We grew so fond of this section of our Abana that we never explored the full length of the stream. It would be a lovely day's jaunt, we imagine, to set out from Darby (where Cobb's creek joins Darby Creek) and walk up the little river to its source at Daylesford. (The original Daylesford, by the way, is also made lovely by the only other stripling stream that competes with Darby in our heart. This is the delicious Evenlode, an upper twig of the Thames.) It would be about twenty miles, which is a just distance for a walker who likes to study the scenery as he goes. Through the greater part of the trail the stream trots through open farming country, with old mills here and there—paper mills, flour mills and our famous shrine of sawdust and cider.
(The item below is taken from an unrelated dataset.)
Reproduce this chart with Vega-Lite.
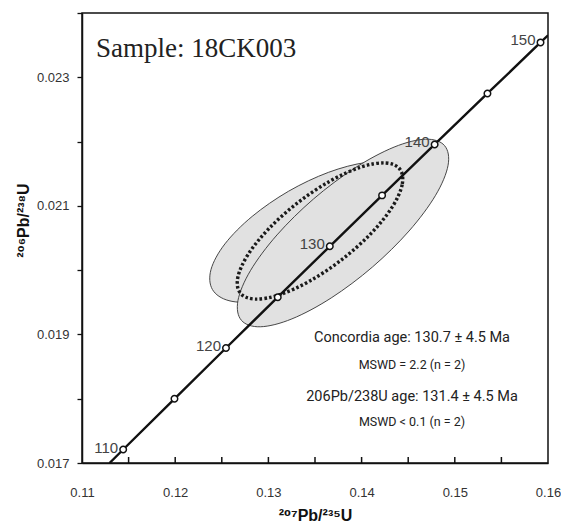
{
  "$schema": "https://vega.github.io/schema/vega-lite/v6.json",
  "width": 466,
  "height": 450,
  "autosize": "none",
  "padding": {"left": 82, "top": 13, "right": 13, "bottom": 64},
  "background": "white",
  "config": {
    "view": {"stroke": "#111", "strokeWidth": 1.5},
    "font": "Liberation Sans"
  },
  "datasets": {
    "ellA": [
      {"i": 0, "x": 0.145364, "y": 0.021488},
      {"i": 1, "x": 0.145515, "y": 0.021177},
      {"i": 2, "x": 0.144017, "y": 0.020778},
      {"i": 3, "x": 0.141097, "y": 0.020351},
      {"i": 4, "x": 0.137200, "y": 0.019960},
      {"i": 5, "x": 0.132918, "y": 0.019666},
      {"i": 6, "x": 0.128906, "y": 0.019513},
      {"i": 7, "x": 0.125770, "y": 0.019525},
      {"i": 8, "x": 0.123993, "y": 0.019699},
      {"i": 9, "x": 0.123841, "y": 0.020009},
      {"i": 10, "x": 0.125339, "y": 0.020409},
      {"i": 11, "x": 0.128260, "y": 0.020836},
      {"i": 12, "x": 0.132157, "y": 0.021227},
      {"i": 13, "x": 0.136438, "y": 0.021521},
      {"i": 14, "x": 0.140451, "y": 0.021674},
      {"i": 15, "x": 0.143586, "y": 0.021662}
    ],
    "ellB": [
      {"i": 0, "x": 0.148902, "y": 0.021937},
      {"i": 1, "x": 0.149278, "y": 0.021631},
      {"i": 2, "x": 0.147937, "y": 0.021164},
      {"i": 3, "x": 0.145084, "y": 0.020608},
      {"i": 4, "x": 0.141152, "y": 0.020047},
      {"i": 5, "x": 0.136742, "y": 0.019568},
      {"i": 6, "x": 0.132525, "y": 0.019242},
      {"i": 7, "x": 0.129141, "y": 0.019119},
      {"i": 8, "x": 0.127106, "y": 0.019219},
      {"i": 9, "x": 0.126731, "y": 0.019525},
      {"i": 10, "x": 0.128072, "y": 0.019992},
      {"i": 11, "x": 0.130925, "y": 0.020548},
      {"i": 12, "x": 0.134856, "y": 0.021109},
      {"i": 13, "x": 0.139266, "y": 0.021588},
      {"i": 14, "x": 0.143484, "y": 0.021914},
      {"i": 15, "x": 0.146868, "y": 0.022037}
    ],
    "ellD": [
      {"i": 0, "x": 0.144098, "y": 0.021572},
      {"i": 1, "x": 0.144353, "y": 0.021330},
      {"i": 2, "x": 0.143265, "y": 0.020977},
      {"i": 3, "x": 0.141001, "y": 0.020569},
      {"i": 4, "x": 0.137905, "y": 0.020167},
      {"i": 5, "x": 0.134447, "y": 0.019832},
      {"i": 6, "x": 0.131158, "y": 0.019615},
      {"i": 7, "x": 0.128533, "y": 0.019550},
      {"i": 8, "x": 0.126975, "y": 0.019646},
      {"i": 9, "x": 0.126720, "y": 0.019888},
      {"i": 10, "x": 0.127808, "y": 0.020241},
      {"i": 11, "x": 0.130072, "y": 0.020649},
      {"i": 12, "x": 0.133169, "y": 0.021051},
      {"i": 13, "x": 0.136626, "y": 0.021386},
      {"i": 14, "x": 0.139915, "y": 0.021603},
      {"i": 15, "x": 0.142540, "y": 0.021668}
    ],
    "conc": [
      {"t": 108.67, "x": 0.11296, "y": 0.017},
      {"t": 110, "x": 0.114419, "y": 0.017210},
      {"t": 115, "x": 0.119921, "y": 0.017999},
      {"t": 120, "x": 0.125449, "y": 0.018789},
      {"t": 125, "x": 0.131004, "y": 0.019580},
      {"t": 130, "x": 0.136588, "y": 0.020371},
      {"t": 135, "x": 0.142198, "y": 0.021163},
      {"t": 140, "x": 0.147837, "y": 0.021955},
      {"t": 145, "x": 0.153503, "y": 0.022748},
      {"t": 150, "x": 0.159197, "y": 0.023542},
      {"t": 150.7, "x": 0.16, "y": 0.023653}
    ],
    "pts": [
      {"t": 110, "x": 0.114419, "y": 0.017210, "lab": "110"},
      {"t": 115, "x": 0.119921, "y": 0.017999, "lab": ""},
      {"t": 120, "x": 0.125449, "y": 0.018789, "lab": "120"},
      {"t": 125, "x": 0.131004, "y": 0.019580, "lab": ""},
      {"t": 130, "x": 0.136588, "y": 0.020371, "lab": "130"},
      {"t": 135, "x": 0.142198, "y": 0.021163, "lab": ""},
      {"t": 140, "x": 0.147837, "y": 0.021955, "lab": "140"},
      {"t": 145, "x": 0.153503, "y": 0.022748, "lab": ""},
      {"t": 150, "x": 0.159197, "y": 0.023542, "lab": "150"}
    ],
    "xt": [
      {"x": 0.115, "y": 0.017},
      {"x": 0.12, "y": 0.017},
      {"x": 0.125, "y": 0.017},
      {"x": 0.13, "y": 0.017},
      {"x": 0.135, "y": 0.017},
      {"x": 0.14, "y": 0.017},
      {"x": 0.145, "y": 0.017},
      {"x": 0.15, "y": 0.017},
      {"x": 0.155, "y": 0.017}
    ],
    "sample": [
      {"x": 0.111502, "y": 0.023308, "text": "Sample: 18CK003"}
    ],
    "notes": [
      {"x": 0.145408, "y": 0.018944, "text": "Concordia age: 130.7 ± 4.5 Ma", "kind": "big"},
      {"x": 0.145408, "y": 0.018524, "text": "MSWD = 2.2 (n = 2)", "kind": "small"},
      {"x": 0.145408, "y": 0.018027, "text": "206Pb/238U age: 131.4 ± 4.5 Ma", "kind": "big"},
      {"x": 0.145408, "y": 0.017638, "text": "MSWD < 0.1 (n = 2)", "kind": "small"}
    ]
  },
  "encoding": {
    "x": {
      "field": "x",
      "type": "quantitative",
      "scale": {"domain": [0.11, 0.16], "zero": false, "nice": false},
      "axis": {
        "title": "²⁰⁷Pb/²³⁵U",
        "values": [0.11, 0.115, 0.12, 0.125, 0.13, 0.135, 0.14, 0.145, 0.15, 0.155, 0.16],
        "labelExpr": "round(datum.value*1000) % 10 == 0 ? format(datum.value, '.2f') : ''",
        "grid": false,
        "zindex": 1,
        "ticks": false,
        "domainColor": "#111",
        "domainWidth": 1.5,
        "labelFontSize": 13,
        "labelColor": "#333",
        "labelPadding": 23,
        "labelFlush": false,
        "labelOverlap": false,
        "titleFont": "Liberation Sans, DejaVu Sans",
        "titleFontSize": 16,
        "titleFontWeight": "bold",
        "titleColor": "#111",
        "titleY": 52,
        "titleBaseline": "middle"
      }
    },
    "y": {
      "field": "y",
      "type": "quantitative",
      "scale": {"domain": [0.017, 0.024], "zero": false, "nice": false},
      "axis": {
        "title": "²⁰⁶Pb/²³⁸U",
        "values": [0.017, 0.018, 0.019, 0.02, 0.021, 0.022, 0.023, 0.024],
        "labelExpr": "round(datum.value*1000) % 2 == 1 ? format(datum.value, '.3f') : ''",
        "grid": false,
        "zindex": 1,
        "tickSize": 5,
        "tickColor": "#111",
        "tickWidth": 1.3,
        "domainColor": "#111",
        "domainWidth": 1.5,
        "labelFontSize": 13,
        "labelColor": "#333",
        "labelPadding": 8,
        "labelFlush": false,
        "labelOverlap": false,
        "titleFont": "Liberation Sans, DejaVu Sans",
        "titleFontSize": 16,
        "titleFontWeight": "bold",
        "titleColor": "#111",
        "titleX": -59,
        "titleY": 207,
        "titleAlign": "center",
        "titleBaseline": "middle"
      }
    }
  },
  "layer": [
    {
      "data": {"name": "ellA"},
      "mark": {"type": "line", "interpolate": "cardinal-closed", "fill": "#e1e1e1", "stroke": "#333", "strokeWidth": 0.9},
      "encoding": {"order": {"field": "i", "type": "quantitative"}}
    },
    {
      "data": {"name": "ellB"},
      "mark": {"type": "line", "interpolate": "cardinal-closed", "fill": "#e1e1e1", "stroke": "#333", "strokeWidth": 0.9},
      "encoding": {"order": {"field": "i", "type": "quantitative"}}
    },
    {
      "data": {"name": "ellD"},
      "mark": {"type": "line", "interpolate": "cardinal-closed", "stroke": "#1a1a1a", "strokeWidth": 3.4, "strokeDash": [2.6, 2.2], "strokeCap": "butt"},
      "encoding": {"order": {"field": "i", "type": "quantitative"}}
    },
    {
      "data": {"name": "conc"},
      "mark": {"type": "line", "stroke": "#111", "strokeWidth": 2.4, "clip": true},
      "encoding": {"order": {"field": "t", "type": "quantitative"}}
    },
    {
      "data": {"name": "xt"},
      "mark": {"type": "tick", "orient": "vertical", "size": 12, "thickness": 1.5, "color": "#111", "opacity": 1, "clip": true}
    },
    {
      "data": {"name": "pts"},
      "mark": {"type": "point", "shape": "circle", "filled": true, "fill": "white", "stroke": "#111", "strokeWidth": 1.5, "size": 42, "opacity": 1}
    },
    {
      "data": {"name": "pts"},
      "mark": {"type": "text", "align": "right", "baseline": "middle", "dx": -5, "dy": -2, "fontSize": 15, "color": "#444"},
      "encoding": {"text": {"field": "lab"}}
    },
    {
      "data": {"name": "sample"},
      "mark": {"type": "text", "font": "Liberation Serif", "fontSize": 27, "align": "left", "baseline": "alphabetic", "color": "#222"},
      "encoding": {"text": {"field": "text"}}
    },
    {
      "data": {"name": "notes"},
      "transform": [{"filter": "datum.kind == 'big'"}],
      "mark": {"type": "text", "font": "Roboto", "fontSize": 14.5, "align": "center", "baseline": "middle", "color": "#222"},
      "encoding": {"text": {"field": "text"}}
    },
    {
      "data": {"name": "notes"},
      "transform": [{"filter": "datum.kind == 'small'"}],
      "mark": {"type": "text", "font": "Roboto", "fontSize": 12.5, "align": "center", "baseline": "middle", "color": "#222"},
      "encoding": {"text": {"field": "text"}}
    }
  ]
}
The lower waters, from Darby down to Tinicum Island and the mouth at Essington, would probably be less walkable. We suspect them of being marshy, though we speak only by the map. Mr. Browning, we remember, wrote a poem about a bishop who ordered his tomb at Saint Praxed's. We, if we had a chance to lay out any blue-prints of our final rolltop, would like to be the Colyumist who ordered his tomb by Darby creek, and not too far away from that cider mill. And let no one think that it is a stream of merely sentimental interest. Hog Island, as all will grant, is a place of national importance. And what is Hog Island, after all? Only the delta of Darby creek.